Entries with chart source code
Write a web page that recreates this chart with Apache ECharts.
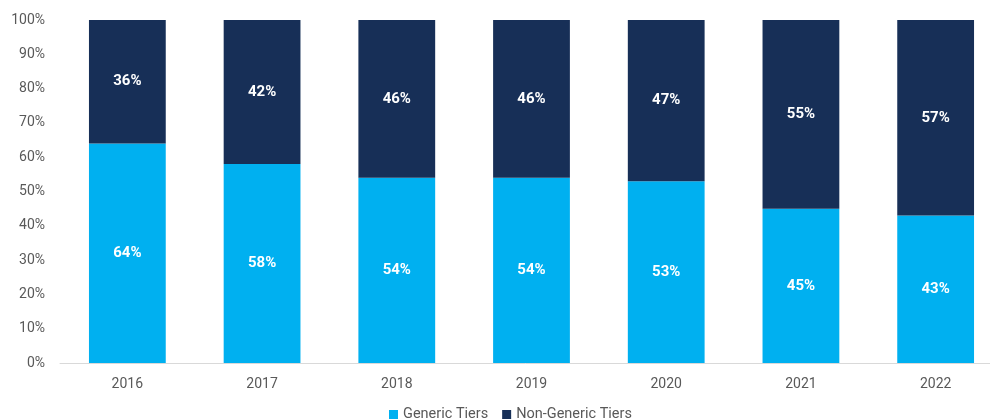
<!DOCTYPE html>
<html><head><meta charset="utf-8">
<script src="https://cdn.jsdelivr.net/npm/echarts@6/dist/echarts.min.js"></script>
<style>html,body{margin:0;padding:0;background:#fff}#c{width:990px;height:419px}</style>
</head><body><div id="c"></div>
<script>
const years = ['2016','2017','2018','2019','2020','2021','2022'];
const generic = [64, 58, 54, 54, 53, 45, 43];
const nonGeneric = [36, 42, 46, 46, 47, 55, 57];
const yTicks = [0,10,20,30,40,50,60,70,80,90,100];

const chart = echarts.init(document.getElementById('c'));
const lbl = {show:true, position:'inside', color:'#fff', fontWeight:'bold', fontSize:15, fontFamily:'Roboto', formatter: p => p.value + '%'};
chart.setOption({
  animation:false,
  textStyle:{fontFamily:'Roboto'},
  grid:{left:60, width:943, top:20, bottom:56, containLabel:false, outerBoundsMode:'none'},
  legend:{bottom:-8, left:384, itemWidth:9, itemHeight:9, icon:'rect', itemGap:14,
    textStyle:{fontSize:14.5, color:'#595959', fontFamily:'Roboto'},
    data:['Generic Tiers','Non-Generic Tiers']},
  xAxis:{type:'category', data:years,
    axisLine:{lineStyle:{color:'#d9d9d9'}}, axisTick:{show:false},
    axisLabel:{color:'#595959', fontSize:14, margin:14}},
  yAxis:{type:'value', min:0, max:100, interval:10,
    splitLine:{show:false}, axisLine:{show:false}, axisTick:{show:false},
    axisLabel:{color:'#595959', fontSize:14, margin:15, formatter: v => yTicks.includes(v) ? v + '%' : ''}},
  series:[
    {name:'Generic Tiers', type:'bar', stack:'a', data:generic, barWidth:'57%',
     itemStyle:{color:'#00B0F0'}, label:lbl},
    {name:'Non-Generic Tiers', type:'bar', stack:'a', data:nonGeneric, barWidth:'57%',
     itemStyle:{color:'#172F57'}, label:lbl}
  ]
});
</script></body></html>
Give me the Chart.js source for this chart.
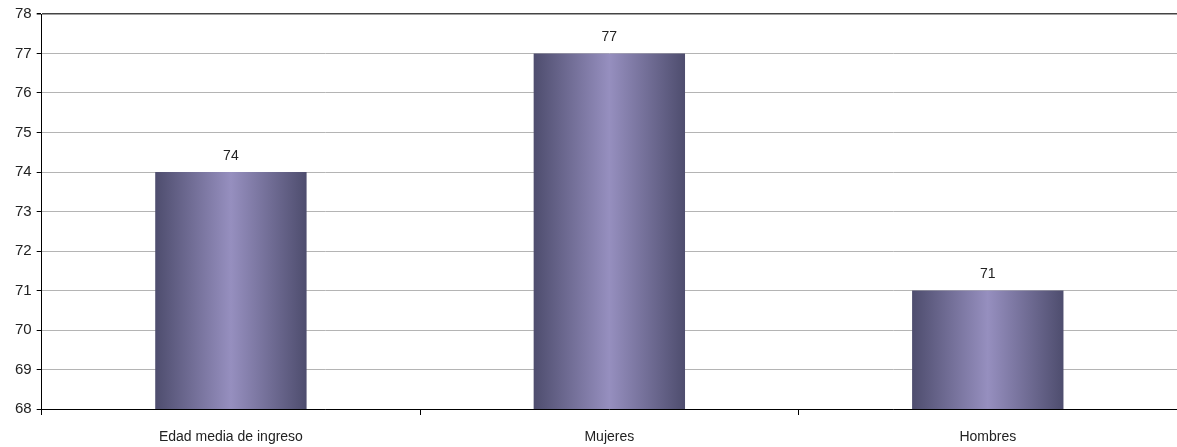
<!DOCTYPE html>
<html>
<head>
<meta charset="utf-8">
<script src="https://cdn.jsdelivr.net/npm/chart.js@4.4.0/dist/chart.umd.min.js"></script>
<style>
  html, body { margin: 0; padding: 0; background: #fff; }
  #wrap { position: relative; width: 1177px; height: 447px; }
</style>
</head>
<body>
<div id="wrap"><canvas id="chart"></canvas></div>
<script>
const categories = ['Edad media de ingreso', 'Mujeres', 'Hombres'];
const values = [74, 77, 71];
const yMin = 68;
const yMax = 78;

const BAR_FRACTION = 0.4;
const FONT = '"Liberation Sans", Arial, sans-serif';

// horizontal "cylinder" gradient across each bar
function barGradient(ctx) {
    const chart = ctx.chart;
    const xs = chart.scales.x;
    if (!xs || ctx.dataIndex === undefined) return '#7a76a0';
    const cx = xs.getPixelForValue(ctx.dataIndex);
    const w = (xs.width / categories.length) * BAR_FRACTION;
    if (!isFinite(cx) || !isFinite(w) || w <= 0) return '#7a76a0';
    const g = chart.ctx.createLinearGradient(cx - w / 2, 0, cx + w / 2, 0);
    g.addColorStop(0, '#4e4d6e');
    g.addColorStop(0.5, '#968fbf');
    g.addColorStop(1, '#4e4d6e');
    return g;
}

const valueLabels = {
    id: 'valueLabels',
    afterDatasetsDraw(chart) {
        const ctx = chart.ctx;
        const meta = chart.getDatasetMeta(0);
        ctx.save();
        ctx.font = '14px ' + FONT;
        ctx.fillStyle = '#222';
        ctx.textAlign = 'center';
        ctx.textBaseline = 'bottom';
        meta.data.forEach((bar, i) => {
            ctx.fillText(String(values[i]), bar.x, bar.y - 9);
        });
        ctx.restore();
    }
};

new Chart(document.getElementById('chart'), {
    type: 'bar',
    data: {
        labels: categories,
        datasets: [{
            data: values,
            backgroundColor: barGradient,
            borderWidth: 0,
            categoryPercentage: 1,
            barPercentage: BAR_FRACTION
        }]
    },
    options: {
        responsive: true,
        maintainAspectRatio: false,
        animation: false,
        layout: { padding: { top: -1, right: 0, left: 10, bottom: 0 } },
        plugins: {
            legend: { display: false },
            tooltip: { enabled: false }
        },
        scales: {
            x: {
                offset: true,
                afterFit: (scale) => { scale.height = 38; },
                grid: {
                    offset: true,
                    drawOnChartArea: false,
                    drawTicks: true,
                    tickLength: 6,
                    color: '#000'
                },
                border: { color: '#000', width: 1 },
                ticks: {
                    color: '#222',
                    padding: 14,
                    font: { family: FONT, size: 14 }
                }
            },
            y: {
                min: yMin,
                max: yMax,
                ticks: {
                    stepSize: 1,
                    color: '#222',
                    padding: 5,
                    font: { family: FONT, size: 15 }
                },
                grid: {
                    color: (c) => c.tick && c.tick.value === yMax ? '#444' : '#b4b4b4',
                    tickColor: '#000',
                    tickLength: 5,
                    lineWidth: (c) => c.tick && c.tick.value === yMax ? 1.5 : 1
                },
                border: { color: '#000', width: 1 }
            }
        }
    },
    plugins: [valueLabels]
});
</script>
</body>
</html>
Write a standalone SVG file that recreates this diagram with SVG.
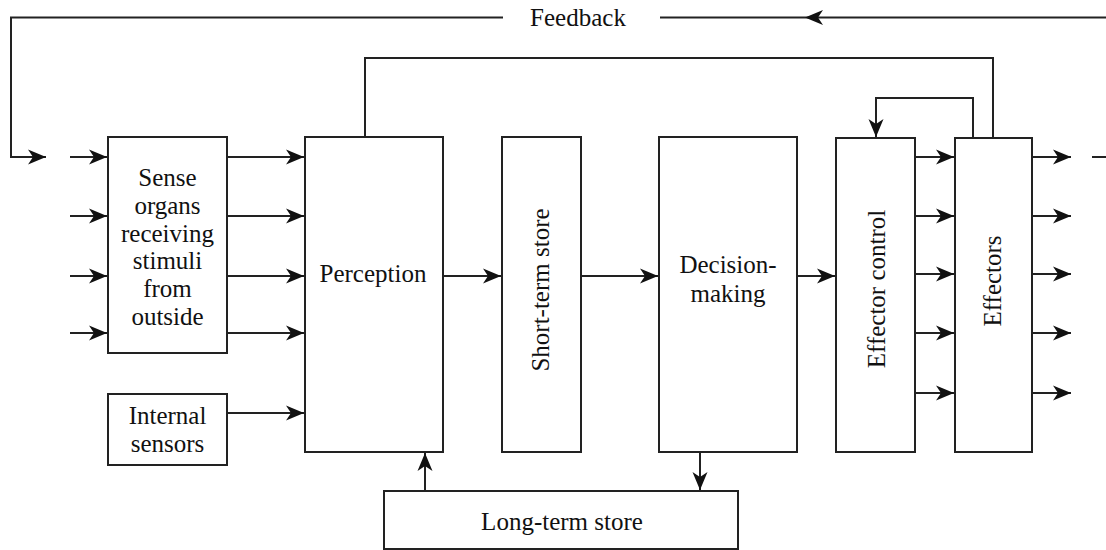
<svg xmlns="http://www.w3.org/2000/svg" width="1106" height="550" viewBox="0 0 1106 550">
<style>
.box{fill:#fff;stroke:#222;stroke-width:2}
.ln{fill:none;stroke:#222;stroke-width:2}
.t{font-family:'Liberation Serif','DejaVu Serif',serif;font-size:25px;fill:#111;text-anchor:middle}
</style>
<defs>
<marker id="ah" markerUnits="userSpaceOnUse" markerWidth="19" markerHeight="16" viewBox="0 0 19 16" refX="18" refY="8" orient="auto">
<path d="M0,0.5 L18,8 L0,15.5 L5,8 z" fill="#111"/>
</marker>
</defs>
<rect width="1106" height="550" fill="#fff"/>
<g id="connectors">
<path class="ln" d="M503,17.5 H11 V157 H46" marker-end="url(#ah)"/>
<path class="ln" d="M1106,17.5 H805" marker-end="url(#ah)"/>
<path class="ln" d="M805,17.5 H660"/>
<path class="ln" d="M70,157 H107" marker-end="url(#ah)"/>
<path class="ln" d="M70,216 H107" marker-end="url(#ah)"/>
<path class="ln" d="M70,276 H107" marker-end="url(#ah)"/>
<path class="ln" d="M70,333 H107" marker-end="url(#ah)"/>
<path class="ln" d="M227,157 H304" marker-end="url(#ah)"/>
<path class="ln" d="M227,216 H304" marker-end="url(#ah)"/>
<path class="ln" d="M227,276 H304" marker-end="url(#ah)"/>
<path class="ln" d="M227,333 H304" marker-end="url(#ah)"/>
<path class="ln" d="M227,413 H304" marker-end="url(#ah)"/>
<path class="ln" d="M443,276 H501" marker-end="url(#ah)"/>
<path class="ln" d="M581,276 H658" marker-end="url(#ah)"/>
<path class="ln" d="M797,276 H835" marker-end="url(#ah)"/>
<path class="ln" d="M365,137 V58 H993 V137"/>
<path class="ln" d="M973,137 V98 H876 V137" marker-end="url(#ah)"/>
<path class="ln" d="M915,157 H954" marker-end="url(#ah)"/>
<path class="ln" d="M915,216 H954" marker-end="url(#ah)"/>
<path class="ln" d="M915,274 H954" marker-end="url(#ah)"/>
<path class="ln" d="M915,333 H954" marker-end="url(#ah)"/>
<path class="ln" d="M915,393 H954" marker-end="url(#ah)"/>
<path class="ln" d="M1032,157 H1071" marker-end="url(#ah)"/>
<path class="ln" d="M1032,216 H1071" marker-end="url(#ah)"/>
<path class="ln" d="M1032,274 H1071" marker-end="url(#ah)"/>
<path class="ln" d="M1032,333 H1071" marker-end="url(#ah)"/>
<path class="ln" d="M1032,393 H1071" marker-end="url(#ah)"/>
<path class="ln" d="M1092,157 H1106"/>
<path class="ln" d="M425,491 V453" marker-end="url(#ah)"/>
<path class="ln" d="M700,452 V490" marker-end="url(#ah)"/>
</g>
<text class="t" x="578" y="26">Feedback</text>
<g id="sense">
<rect class="box" x="108" y="137" width="119" height="216"/>
<text class="t" x="167.5" y="186">Sense</text>
<text class="t" x="167.5" y="214">organs</text>
<text class="t" x="167.5" y="242">receiving</text>
<text class="t" x="167.5" y="269">stimuli</text>
<text class="t" x="167.5" y="297">from</text>
<text class="t" x="167.5" y="325">outside</text>
</g>
<g id="internal">
<rect class="box" x="108" y="394" width="119" height="71"/>
<text class="t" x="167.5" y="424">Internal</text>
<text class="t" x="167.5" y="452">sensors</text>
</g>
<g id="perception">
<rect class="box" x="305" y="137" width="138" height="315"/>
<text class="t" x="373" y="282">Perception</text>
</g>
<g id="shortterm">
<rect class="box" x="502" y="137" width="79" height="315"/>
<text class="t" transform="translate(549,290) rotate(-90)">Short-term store</text>
</g>
<g id="decision">
<rect class="box" x="659" y="137" width="138" height="315"/>
<text class="t" x="728" y="273">Decision-</text>
<text class="t" x="728" y="302">making</text>
</g>
<g id="effcontrol">
<rect class="box" x="836" y="138" width="79" height="314"/>
<text class="t" transform="translate(885,289) rotate(-90)">Effector control</text>
</g>
<g id="effectors">
<rect class="box" x="955" y="138" width="77" height="314"/>
<text class="t" transform="translate(1001,281) rotate(-90)">Effectors</text>
</g>
<g id="longterm">
<rect class="box" x="384" y="491" width="354" height="58"/>
<text class="t" x="562" y="530">Long-term store</text>
</g>
</svg>
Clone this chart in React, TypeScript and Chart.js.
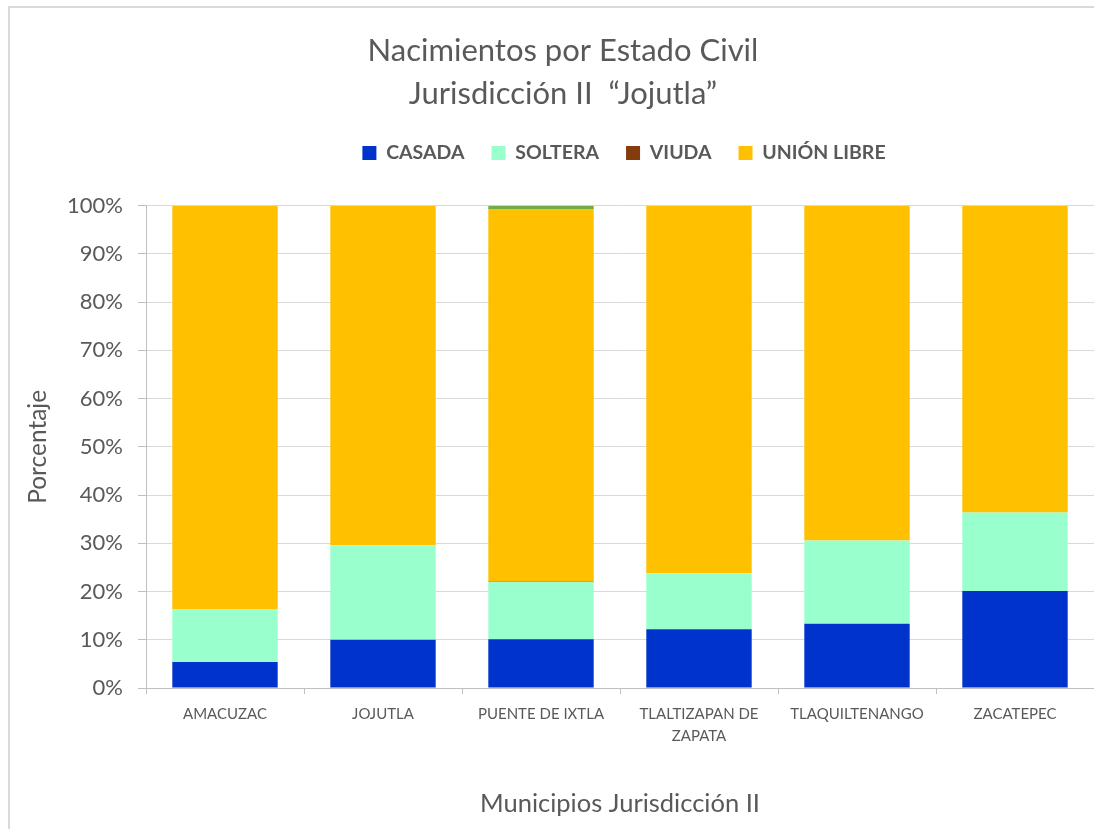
import React, { useEffect, useRef } from "react";
import { Chart, registerables } from "chart.js";

Chart.register(...registerables);

const categories: (string | string[])[] = [
  "AMACUZAC",
  "JOJUTLA",
  "PUENTE DE IXTLA",
  ["TLALTIZAPAN DE", "ZAPATA"],
  "TLAQUILTENANGO",
  "ZACATEPEC",
];

const casada = [5.4, 10.0, 10.1, 12.2, 13.3, 20.1];
const soltera = [11.0, 19.6, 11.8, 11.6, 17.3, 16.3];
const viuda = [0, 0, 0.3, 0, 0, 0];
const unionLibre = [83.6, 70.4, 77.0, 76.2, 69.4, 63.6];
const noEspecificado = [0, 0, 0.8, 0, 0, 0];

const yTicks = [0, 10, 20, 30, 40, 50, 60, 70, 80, 90, 100];

const FONT = "Lato, 'Open Sans', sans-serif";
const TEXT = "#595959";

const shiftPlugin = {
  id: "shiftBoxes",
  afterLayout(chart: any) {
    const t = chart.titleBlock;
    if (t) {
      t.left += 16;
      t.right += 16;
    }
    const l = chart.legend;
    if (l) {
      l.left += 77;
      l.right += 77;
      l.top -= 33;
      l.bottom -= 33;
    }
  },
};

export default function App() {
  const ref = useRef<HTMLCanvasElement | null>(null);

  useEffect(() => {
    if (!ref.current) return;
    const legendColors: Record<string, string> = { VIUDA: "#843C0C" };
    const chart = new Chart(ref.current, {
      type: "bar",
      data: {
        labels: categories as any,
        datasets: [
          { label: "CASADA", data: casada, backgroundColor: "#0033CC" },
          { label: "SOLTERA", data: soltera, backgroundColor: "#99FFCC" },
          { label: "VIUDA", data: viuda, backgroundColor: "#A5A5A5" },
          { label: "UNIÓN LIBRE", data: unionLibre, backgroundColor: "#FFC000" },
          { label: "NO ESPECIFICADO", data: noEspecificado, backgroundColor: "#70AD47" },
        ],
      },
      options: {
        responsive: false,
        animation: false,
        layout: { padding: 0 },
        datasets: {
          bar: { categoryPercentage: 1, barPercentage: 0.667, borderWidth: 0 },
        },
        plugins: {
          title: {
            display: true,
            text: ["Nacimientos por Estado Civil", "Jurisdicción II  “Jojutla”"],
            color: TEXT,
            font: { family: FONT, size: 31, weight: "normal", lineHeight: 1.39 },
            padding: { top: 29, bottom: 34 },
          },
          legend: {
            position: "top",
            labels: {
              color: TEXT,
              font: { family: FONT, size: 19.5, weight: "bold" },
              boxWidth: 14,
              boxHeight: 14,
              padding: 27,
              filter: (item: any) => item.text !== "NO ESPECIFICADO",
              generateLabels: (c: any) => {
                const items = Chart.defaults.plugins.legend.labels.generateLabels(c);
                items.forEach((it: any) => {
                  if (legendColors[it.text]) {
                    it.fillStyle = legendColors[it.text];
                    it.strokeStyle = legendColors[it.text];
                  }
                  it.lineWidth = 0;
                });
                return items;
              },
            },
          },
          tooltip: { enabled: false },
        },
        scales: {
          x: {
            stacked: true,
            offset: true,
            grid: {
              offset: true,
              drawOnChartArea: false,
              drawTicks: true,
              tickLength: 6,
              color: "#BFBFBF",
            },
            border: { display: true, color: "#BFBFBF" },
            ticks: {
              color: TEXT,
              font: { family: FONT, size: 15, lineHeight: 1.47 },
              padding: 9,
              maxRotation: 0,
              autoSkip: false,
            },
            title: {
              display: true,
              text: "Municipios Jurisdicción II",
              color: TEXT,
              font: { family: FONT, size: 25.5, weight: "normal" },
              padding: 10,
            },
            afterFit: (scale: any) => {
              scale.height = 141;
            },
          },
          y: {
            stacked: true,
            min: 0,
            max: 100,
            afterBuildTicks: (scale: any) => {
              scale.ticks = yTicks.map((v) => ({ value: v }));
            },
            grid: { color: "#D9D9D9", drawTicks: true, tickLength: 8, tickColor: "#BFBFBF" },
            border: { display: true, color: "#BFBFBF" },
            ticks: {
              color: TEXT,
              font: { family: FONT, size: 22 },
              padding: 15,
              callback: (v: any) => v + "%",
            },
            title: {
              display: true,
              text: "Porcentaje",
              color: TEXT,
              font: { family: FONT, size: 24.5, weight: "normal" },
              padding: 23,
            },
            afterFit: (scale: any) => {
              scale.width = 146;
            },
          },
        },
      },
      plugins: [shiftPlugin],
    });
    return () => chart.destroy();
  }, []);

  return (
    <div
      style={{
        position: "fixed",
        left: 0,
        top: 0,
        width: 1094,
        height: 829,
        overflow: "hidden",
        background: "#fff",
      }}
    >
      <div
        style={{
          position: "absolute",
          left: 8,
          top: 6,
          width: 1200,
          height: 900,
          border: "2px solid #D9D9D9",
          boxSizing: "border-box",
        }}
      />
      <canvas
        ref={ref}
        width={1094}
        height={829}
        style={{ position: "absolute", left: 0, top: 0, width: 1094, height: 829 }}
      />
    </div>
  );
}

* **What is being asked**
The first line to give again is the one with "Clone this chart", and the last is the one with "80, 90, 100];". Repeat them and everything between exactly, minus the pictures.

* **Solved exercise**
Clone this chart in React, TypeScript and Chart.js.
import React, { useEffect, useRef } from "react";
import { Chart, registerables } from "chart.js";

Chart.register(...registerables);

const categories: (string | string[])[] = [
  "AMACUZAC",
  "JOJUTLA",
  "PUENTE DE IXTLA",
  ["TLALTIZAPAN DE", "ZAPATA"],
  "TLAQUILTENANGO",
  "ZACATEPEC",
];

const casada = [5.4, 10.0, 10.1, 12.2, 13.3, 20.1];
const soltera = [11.0, 19.6, 11.8, 11.6, 17.3, 16.3];
const viuda = [0, 0, 0.3, 0, 0, 0];
const unionLibre = [83.6, 70.4, 77.0, 76.2, 69.4, 63.6];
const noEspecificado = [0, 0, 0.8, 0, 0, 0];

const yTicks = [0, 10, 20, 30, 40, 50, 60, 70, 80, 90, 100];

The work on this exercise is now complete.